Steffi Sarge Kaur

Personal information
- Full name: Steffi Sarge Kaur d/o Sergeant Singh Sidhu
- Date of birth: 25 October 1988 (age 37)
- Place of birth: Taiping, Perak, Malaysia
- Height: 1.73 m (5 ft 8 in)
- Position: Defender

Senior career*
- Years: Team / Apps / (Gls)
- 2022: Melaka United / 5 / (2)
- 2023: LMS Tigress / 3 / (0)
- 2023: MBSJ
- 2024: Kelana United / 13 / (4)
- 2024: Sabah / 5 / (0)
- 2025: MBSJ / 1 / (0)
- 2026–: Sabah / 1 / (0)

International career^{‡}
- 2007–: Malaysia / 31 / (4)

= Steffi Sarge Kaur =

Malaysian footballer

Steffi Sarge Kaur d/o Sergeant Singh Sidhu (born 25 October 1988) is a Malaysian footballer who plays as a defender for the Malaysia women's national football team.

==Early life==

She played badminton, hockey, and netball as a child.

==Club career==
Steffi played for several football clubs in Malaysia. She played for MBSJ FC in the FAS Women's Super League. She also played for Melaka in 2022 Piala Tun Sharifah Rodziah, LMS Tigress in 2023 Malaysia Women's National League and Kelana United in 2024 Malaysia Women's National League. She also played in the 2024–25 AFC Women's Champions League with Sabah.

==International career==
Steffi has represented Malaysia internationally at football, futsal, and footgolf. She made her debut with Malaysia women's football team in 2007. She participated in the 2007 AFF Women's Championship, 2007 Southeast Asian Games, 2008 AFC Women's Asian Cup qualification, and 2011 AFF Women's Championship.

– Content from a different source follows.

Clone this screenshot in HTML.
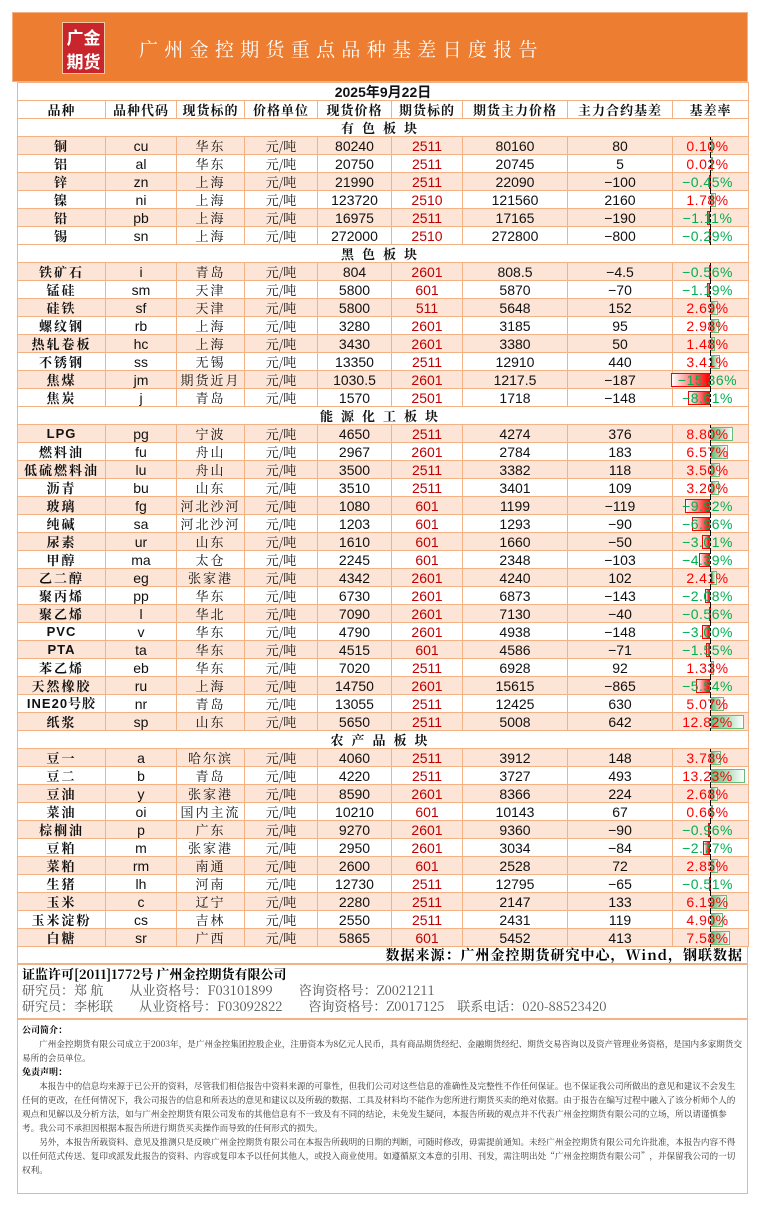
<!DOCTYPE html>
<html><head><meta charset="utf-8">
<style>
*{margin:0;padding:0;box-sizing:border-box}
body{width:763px;height:1207px;background:#fff;position:relative;font-family:"Liberation Sans","Noto Sans CJK SC",sans-serif;overflow:hidden}
#hdr{position:absolute;left:12px;top:12px;width:736px;height:70px;background:#ed7d31;border:1px solid #f4b183}
#logo{position:absolute;left:49px;top:9px;width:43px;height:52px;background:#c8262c;border:1px solid #f2c9a0;color:#fff;font:bold 17px "Noto Sans CJK SC",sans-serif;line-height:24px;text-align:center;padding-top:2px}
#title{position:absolute;left:126px;top:22px;color:#fff;font:19px "Noto Serif CJK SC","Noto Sans CJK SC",serif;letter-spacing:6.3px;white-space:nowrap}
table{position:absolute;left:17px;top:82px;border-collapse:collapse;table-layout:fixed}
td{height:18px;border:1px solid #f4b183;text-align:center;font-size:14px;line-height:16px;white-space:nowrap;overflow:hidden;padding:0;color:#111;vertical-align:middle}
.cn{font-family:"Noto Serif CJK SC",serif;font-size:13px}
.b{font-weight:bold;font-family:"Noto Serif CJK SC",serif;letter-spacing:2px;font-size:13px}
.bl{font-weight:bold;font-family:"Liberation Sans","Noto Serif CJK SC",sans-serif;letter-spacing:1px;font-size:13px}
.p td{background:#fce4d6}
.c{color:#c00000}
.sec td{font-weight:bold;font-family:"Noto Serif CJK SC",serif;letter-spacing:8px;font-size:13px}
.hd td{font-weight:bold;font-family:"Noto Serif CJK SC",serif;font-size:13px;letter-spacing:1px}
.r{position:relative;overflow:visible}
.r span{position:relative;z-index:2;letter-spacing:0.5px;display:inline-block;margin-right:6px}
.pos{color:#ff0000}.neg{color:#00b050}
.ax{position:absolute;left:37px;top:0;height:18px;border-left:1px dashed #000;z-index:3}
.bn{position:absolute;top:2px;height:14px;border:1px solid #ff0000;background:linear-gradient(to right,#fff,#ff0000);z-index:1}
.bp{position:absolute;top:2px;height:14px;border:1px solid #63be7b;background:linear-gradient(to right,#63be7b,#fff);z-index:1}
#src{position:absolute;left:17px;top:946px;width:731px;height:18px;border:1px solid #f4b183;text-align:right;font:bold 14px "Noto Serif CJK SC",serif;line-height:16px;padding-right:4px;letter-spacing:1px}
#lic{position:absolute;left:17px;top:964px;width:731px;height:55px;border:1px solid #f4b183;padding:1px 4px;font-family:"Noto Serif CJK SC",serif;font-size:13px;line-height:16px;color:#555;white-space:nowrap}
#lic b{color:#000}
#dis{position:absolute;left:17px;top:1019px;width:731px;height:175px;border:1px solid #f4b183;padding:3px 4px;font-family:"Noto Serif CJK SC",serif;font-size:8.6px;line-height:14px;color:#333}
#dis p{text-indent:2em}
#dis h4{font-size:9px;color:#000}
</style></head><body>
<div id="hdr"><div id="logo">广金<br>期货</div><div id="title">广州金控期货重点品种基差日度报告</div></div>
<table>
<colgroup><col style="width:88px"><col style="width:71px"><col style="width:68px"><col style="width:73px"><col style="width:74px"><col style="width:71px"><col style="width:105px"><col style="width:105px"><col style="width:76px"></colgroup>
<tr><td colspan="9" style="font-weight:bold;font-family:'Liberation Sans','Noto Sans CJK SC',sans-serif">2025年9月22日</td></tr>
<tr class="hd"><td>品种</td><td>品种代码</td><td>现货标的</td><td>价格单位</td><td>现货价格</td><td>期货标的</td><td>期货主力价格</td><td>主力合约基差</td><td>基差率</td></tr>
<tbody id="tb"></tbody>
</table>
<div id="src">数据来源：广州金控期货研究中心，Wind，钢联数据</div>
<div id="lic"><b>证监许可[2011]1772号 广州金控期货有限公司</b><br>研究员：郑 航　　从业资格号：F03101899　　咨询资格号：Z0021211<br>研究员：李彬联　　从业资格号：F03092822　　咨询资格号：Z0017125　联系电话：020-88523420</div>
<div id="dis"><h4>公司简介：</h4><p>广州金控期货有限公司成立于2003年，是广州金控集团控股企业，注册资本为8亿元人民币，具有商品期货经纪、金融期货经纪、期货交易咨询以及资产管理业务资格，是国内多家期货交易所的会员单位。</p><h4>免责声明：</h4><p>本报告中的信息均来源于已公开的资料，尽管我们相信报告中资料来源的可靠性，但我们公司对这些信息的准确性及完整性不作任何保证。也不保证我公司所做出的意见和建议不会发生任何的更改，在任何情况下，我公司报告的信息和所表达的意见和建议以及所载的数据、工具及材料均不能作为您所进行期货买卖的绝对依据。由于报告在编写过程中融入了该分析师个人的观点和见解以及分析方法，如与广州金控期货有限公司发布的其他信息有不一致及有不同的结论，未免发生疑问，本报告所载的观点并不代表广州金控期货有限公司的立场，所以请谨慎参考。我公司不承担因根据本报告所进行期货买卖操作而导致的任何形式的损失。</p><p>另外，本报告所载资料、意见及推测只是反映广州金控期货有限公司在本报告所载明的日期的判断，可随时修改，毋需提前通知。未经广州金控期货有限公司允许批准，本报告内容不得以任何范式传送、复印或派发此报告的资料、内容或复印本予以任何其他人，或投入商业使用。如遵循原文本意的引用、刊发，需注明出处“广州金控期货有限公司”，并保留我公司的一切权利。</p></div>
<script>
const D=[
["有色板块"],
["铜","cu","华东",80240,2511,80160,80,0.10],["铝","al","华东",20750,2511,20745,5,0.02],["锌","zn","上海",21990,2511,22090,-100,-0.45],["镍","ni","上海",123720,2510,121560,2160,1.78],["铅","pb","上海",16975,2511,17165,-190,-1.11],["锡","sn","上海",272000,2510,272800,-800,-0.29],
["黑色板块"],
["铁矿石","i","青岛",804,2601,"808.5","-4.5",-0.56],["锰硅","sm","天津",5800,601,5870,-70,-1.19],["硅铁","sf","天津",5800,511,5648,152,2.69],["螺纹钢","rb","上海",3280,2601,3185,95,2.98],["热轧卷板","hc","上海",3430,2601,3380,50,1.48],["不锈钢","ss","无锡",13350,2511,12910,440,3.41],["焦煤","jm","期货近月","1030.5",2601,"1217.5",-187,-15.36],["焦炭","j","青岛",1570,2501,1718,-148,-8.61],
["能源化工板块"],
["LPG","pg","宁波",4650,2511,4274,376,8.80],["燃料油","fu","舟山",2967,2601,2784,183,6.57],["低硫燃料油","lu","舟山",3500,2511,3382,118,3.50],["沥青","bu","山东",3510,2511,3401,109,3.20],["玻璃","fg","河北沙河",1080,601,1199,-119,-9.92],["纯碱","sa","河北沙河",1203,601,1293,-90,-6.96],["尿素","ur","山东",1610,601,1660,-50,-3.01],["甲醇","ma","太仓",2245,601,2348,-103,-4.39],["乙二醇","eg","张家港",4342,2601,4240,102,2.41],["聚丙烯","pp","华东",6730,2601,6873,-143,-2.08],["聚乙烯","l","华北",7090,2601,7130,-40,-0.56],["PVC","v","华东",4790,2601,4938,-148,-3.00],["PTA","ta","华东",4515,601,4586,-71,-1.55],["苯乙烯","eb","华东",7020,2511,6928,92,1.33],["天然橡胶","ru","上海",14750,2601,15615,-865,-5.54],["INE20号胶","nr","青岛",13055,2511,12425,630,5.07],["纸浆","sp","山东",5650,2511,5008,642,12.82],
["农产品板块"],
["豆一","a","哈尔滨",4060,2511,3912,148,3.78],["豆二","b","青岛",4220,2511,3727,493,13.23],["豆油","y","张家港",8590,2601,8366,224,2.68],["菜油","oi","国内主流",10210,601,10143,67,0.66],["棕榈油","p","广东",9270,2601,9360,-90,-0.96],["豆粕","m","张家港",2950,2601,3034,-84,-2.77],["菜粕","rm","南通",2600,601,2528,72,2.85],["生猪","lh","河南",12730,2511,12795,-65,-0.51],["玉米","c","辽宁",2280,2511,2147,133,6.19],["玉米淀粉","cs","吉林",2550,2511,2431,119,4.90],["白糖","sr","广西",5865,601,5452,413,7.58]];
let h="",k=0;
for(const r of D){
 if(r.length==1){h+=`<tr class="sec"><td colspan="9">${r[0]}</td></tr>`;k=0;continue}
 const v=r[7],w=Math.abs(v)*2.55;
 const bar=v<0?`<div class="bn" style="left:${37-w}px;width:${w}px"></div>`:`<div class="bp" style="left:38px;width:${w}px"></div>`;
 const nm=/^[A-Z]/.test(r[0])?`<td class="bl">${r[0]}</td>`:`<td class="b">${r[0]}</td>`;
 h+=`<tr class="${k%2==0?'p':''}">${nm}<td>${r[1]}</td><td class="cn" style="letter-spacing:2px">${r[2]}</td><td class="cn">元/吨</td><td>${r[3]}</td><td class="c">${r[4]}</td><td>${r[5]}</td><td>${String(r[6]).replace('-','−')}</td><td class="r"><div style="position:absolute;left:0;top:0;width:76px;height:18px">${bar}<div class="ax"></div></div><span class="${v<0?'neg':'pos'}">${v.toFixed(2).replace('-','−')}%</span></td></tr>`;
 k++;
}
document.getElementById("tb").innerHTML=h;
</script>
</body></html>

Few years later, she played for Malaysia women's futsal team for AFC Women's Futsal Championship, ASEAN Women's Futsal Championship and the Southeast Asian Games. After 10 years, she return to the women's national team for 2022 AFC Women's Asian Cup qualification in 2021. She scored her first international goal in a 2-0 win against Palestine.

==Style of play==

She mainly operates as a defender and has been described as "definitely has the leadership quality required to be a good team captain".

==International goals==

| No. | Date | Venue | Opponent | Score | Result | Competition |
|---|---|---|---|---|---|---|
| 1. | 22 September 2021 | Faisal Al-Husseini International Stadium, Al-Ram, Palestine | Palestine | 2–0 | 2–0 | 2022 AFC Women's Asian Cup qualification |
| 2. | 6 July 2022 | Biñan Football Stadium, Biñan, Philippines | Indonesia | 1–1 | 1–1 | 2022 AFF Women's Championship |
| 3. | 30 September 2023 | King Fahd Sports City, Taif, Saudi Arabia | Saudi Arabia | 1–0 | 1–0 | 2023 SAFF Women's International Friendly Tournament |
| 4. | 31 May 2025 | Changlimithang Stadium, Thimphu, Bhutan | Hong Kong | 1–1 | 1–2 | 2025 Women's Tri-Nation Cup |

==Personal life==

She is of Chindian and Malaysian Siamese descent.